Wednesday, September 5, 2012

Alignment Comes Before Vision

Typical management methodology has leaders develop a vision and then work within the organization to build alignment around it. The order is backwards; before creating vision, create alignment.

As I said in my last post, I'm offering a viewpoint counter to prevailing wisdom about strategic leadership. Not only am I advocating abandoning strategic planning methodology entirely, but many of the foundational management principles upon which it is based. This includes the ubiquitous "strategy pyramid," which has at the top "vision/mission" working down to goals, objectives and action plans.

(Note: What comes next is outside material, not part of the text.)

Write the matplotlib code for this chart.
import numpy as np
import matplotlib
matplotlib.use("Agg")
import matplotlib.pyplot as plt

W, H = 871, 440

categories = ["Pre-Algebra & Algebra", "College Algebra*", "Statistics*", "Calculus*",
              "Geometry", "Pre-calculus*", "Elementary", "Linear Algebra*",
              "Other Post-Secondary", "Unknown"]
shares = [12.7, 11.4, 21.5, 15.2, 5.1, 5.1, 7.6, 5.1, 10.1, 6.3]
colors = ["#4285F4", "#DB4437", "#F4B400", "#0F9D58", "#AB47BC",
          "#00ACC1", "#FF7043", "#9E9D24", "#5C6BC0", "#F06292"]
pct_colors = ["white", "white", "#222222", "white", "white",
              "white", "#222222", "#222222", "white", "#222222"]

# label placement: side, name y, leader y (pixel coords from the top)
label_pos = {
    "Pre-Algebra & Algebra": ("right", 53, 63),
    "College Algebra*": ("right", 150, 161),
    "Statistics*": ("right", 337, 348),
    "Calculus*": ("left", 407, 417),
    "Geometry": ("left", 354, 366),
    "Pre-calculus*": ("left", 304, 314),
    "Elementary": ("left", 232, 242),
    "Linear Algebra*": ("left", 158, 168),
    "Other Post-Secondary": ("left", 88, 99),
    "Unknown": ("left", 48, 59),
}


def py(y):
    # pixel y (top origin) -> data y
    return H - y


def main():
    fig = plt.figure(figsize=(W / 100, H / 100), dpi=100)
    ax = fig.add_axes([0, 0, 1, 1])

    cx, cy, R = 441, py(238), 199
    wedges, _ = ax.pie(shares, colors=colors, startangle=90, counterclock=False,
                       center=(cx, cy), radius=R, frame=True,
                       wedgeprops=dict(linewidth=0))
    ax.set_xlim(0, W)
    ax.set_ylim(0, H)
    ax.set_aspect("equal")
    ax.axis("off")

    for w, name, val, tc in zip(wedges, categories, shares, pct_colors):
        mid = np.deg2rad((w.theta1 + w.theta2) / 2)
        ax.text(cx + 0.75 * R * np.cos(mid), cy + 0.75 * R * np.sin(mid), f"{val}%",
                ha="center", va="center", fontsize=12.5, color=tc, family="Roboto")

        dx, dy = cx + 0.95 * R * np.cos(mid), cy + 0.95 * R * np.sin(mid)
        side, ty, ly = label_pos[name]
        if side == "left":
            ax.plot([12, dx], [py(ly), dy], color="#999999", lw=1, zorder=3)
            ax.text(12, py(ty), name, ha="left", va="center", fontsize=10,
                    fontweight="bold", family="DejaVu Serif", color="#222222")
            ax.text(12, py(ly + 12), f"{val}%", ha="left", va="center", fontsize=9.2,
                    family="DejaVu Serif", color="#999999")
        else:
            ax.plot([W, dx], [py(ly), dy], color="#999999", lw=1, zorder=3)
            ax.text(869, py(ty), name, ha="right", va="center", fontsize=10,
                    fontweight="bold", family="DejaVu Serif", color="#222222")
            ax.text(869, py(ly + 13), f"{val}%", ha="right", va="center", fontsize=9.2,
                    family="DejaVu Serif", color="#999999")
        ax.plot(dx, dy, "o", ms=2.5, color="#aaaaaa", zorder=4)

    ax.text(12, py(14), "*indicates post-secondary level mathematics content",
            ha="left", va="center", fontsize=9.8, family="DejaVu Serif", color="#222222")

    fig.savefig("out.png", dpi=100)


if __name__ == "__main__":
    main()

Vision is not at the top of my strategic leadership pyramid, and goals, objectives and action plans aren't on it at all (read my previous posts if you want to know why).

So, if you don't have vision at the top, then what the heck are followers "aligning" around, you might ask? Aspirational culture. Organizational culture dominates behavior. What's more important than where we're going is how we intend to work together to get there. To create a strategic organization, we need to reverse the order: first create alignment, then create vision.

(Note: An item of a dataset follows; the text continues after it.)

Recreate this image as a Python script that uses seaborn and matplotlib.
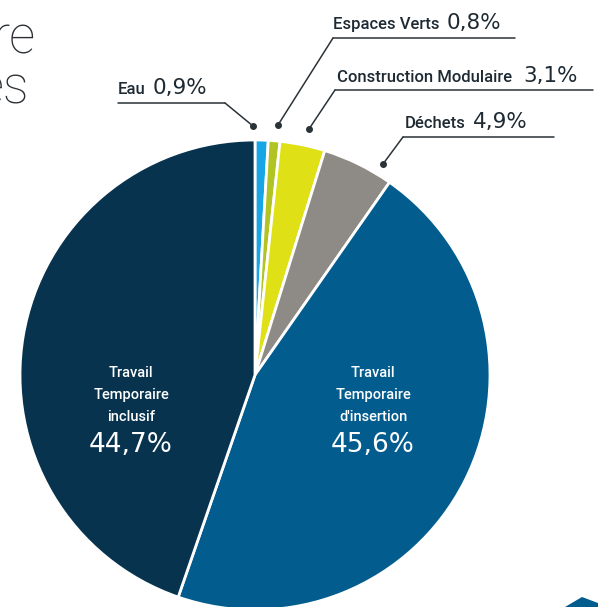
import matplotlib
matplotlib.use("Agg")
import matplotlib.pyplot as plt
import seaborn as sns
from matplotlib.patches import Polygon

# data, clockwise from 12 o'clock
categories = ["Eau", "Espaces Verts", "Construction Modulaire", "Déchets",
              "Travail\nTemporaire\nd'insertion", "Travail\nTemporaire\ninclusif"]
values = [0.9, 0.8, 3.1, 4.9, 45.6, 44.7]
pct_labels = ["0,9%", "0,8%", "3,1%", "4,9%", "45,6%", "44,7%"]
colors = ["#17a5e6", "#b2c424", "#dfe015", "#8e8a85", "#035c8e", "#07334f"]

sns.set_theme(style="white")
plt.rcParams['font.family'] = ['Roboto', 'DejaVu Sans']

W, H = 598, 607
fig = plt.figure(figsize=(W / 100, H / 100), dpi=100)
ax = fig.add_axes([0, 0, 1, 1])

def Y(y):
    return H - y

cx, cy, r = 255, 375, 235
ax.pie(values, colors=colors, startangle=90, counterclock=False,
       center=(cx, Y(cy)), radius=r,
       wedgeprops=dict(edgecolor="white", linewidth=2))

ax.set_xlim(0, W)
ax.set_ylim(0, H)
ax.set_aspect("equal")
ax.axis("off")

# labels inside the two big slices
inner = [(4, 373), (5, 131)]
for i, x in inner:
    ax.text(x, Y(395), categories[i], ha="center", va="center", color="white",
            fontsize=10.5, fontweight="medium", linespacing=1.75)
    ax.text(x, Y(445), pct_labels[i], ha="center", va="center", color="white",
            fontsize=19, family="DejaVu Sans")

# outside callouts: name x, pct x, baseline y, underline (x0, x1, y), elbow x, dot
line_col = "#2a3338"
callouts = [
    (0, 118, 153, 94, 118, 225, 103, 225, (253, 126)),
    (1, 333, 447, 29, 333, 515, 38, 333, (278, 125)),
    (2, 337, 523, 82, 335, 593, 90, 335, (309, 129)),
    (3, 405, 473, 128, 403, 554, 137, 403, (383, 164)),
]
for i, nx, px, by, ux0, ux1, uy, ex, dot in callouts:
    ax.text(nx, Y(by), categories[i], ha="left", va="baseline",
            color="#1e2a33", fontsize=12, fontweight="medium")
    ax.text(px, Y(by), pct_labels[i], ha="left", va="baseline",
            color="#1e2a33", fontsize=15.5, family="DejaVu Sans")
    ax.plot([ux1, ux0], [Y(uy), Y(uy)], color=line_col, lw=1.1)
    ax.plot([ex, dot[0]], [Y(uy), Y(dot[1])], color=line_col, lw=1.1)
    ax.plot(dot[0], Y(dot[1]), "o", color=line_col, ms=4)

# cut-off title fragments at top left
ax.text(36, Y(53), "re", ha="right", va="baseline", color="#2b2f33",
        fontsize=37, fontweight="light")
ax.text(29, Y(103), "es", ha="right", va="baseline", color="#2b2f33",
        fontsize=37, fontweight="light")

# decorative corner shape
ax.add_patch(Polygon([(565, Y(607)), (582, Y(597)), (598, Y(603)), (598, Y(607))],
                     closed=True, color="#035c8e", lw=0))

fig.savefig("out.png", dpi=100)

Knowing this, our first order of business ought not to be choosing our destination port, but making sure the crewmembers have shared values about how we're going to work together on the ship. We don't want to discover we have the ingredients for a mutiny in place after we've already set sail.

In Good to Great, Jim Collins explains that the companies that made the transition from good to great focused first on who (alignment), then what (vision). Getting the right people on the bus first was more important than having the right business strategy. As he put it, in a great organization, people want to be on the bus because of who else is on it. Or, to say it another way: it's about the journey, not the destination.

One thing (among many) that differentiates strategic alignment methodology from strategic planning methodology is keeping in the forefront “who, then what.” This means before even coming up with strategy, first examining whether we have alignment in relation to how we work together.

In my post Beyond The Plan: A New Approach to Strategic Leadership I offered a well-known quote often attributed to Peter Drucker: "Culture eats strategy for breakfast." And proferred that, like individuals, organizations have personalities, which we commonly refer to as "organizational culture."
How often do strategic planning efforts fail due to lack of execution, organizational culture, etc.? Afterwords, leaders wring their hands trying to figure out how they could have better communicated the vision, overcome the cultural hurdles and employee attitudes about the strategy. They engage in futile "change management" exercises, etc.

The problem is they’re trying to “reverse engineer” the personality and unwritten rules of the organization, taking apart what they have, trying to rebuild it to fit the vision. That’s hard work -- quite often futile -- and I’m not a fan of working harder, but working smarter.

The reason we want to take time to clarify organizational culture -- the rules of engagement --first, then align vision to organizational culture is 1) it's a lot less work and 2) people will intuitively act in alignment with the vision if it aligns with the culture. In other words, they will act in alignment with organizational vision and strategy automatically if they're aligned with "the way we do things."

If "the way we do things" is destructive or dysfunctional, before attempting vision, leaders need to work on building the aspirational culture.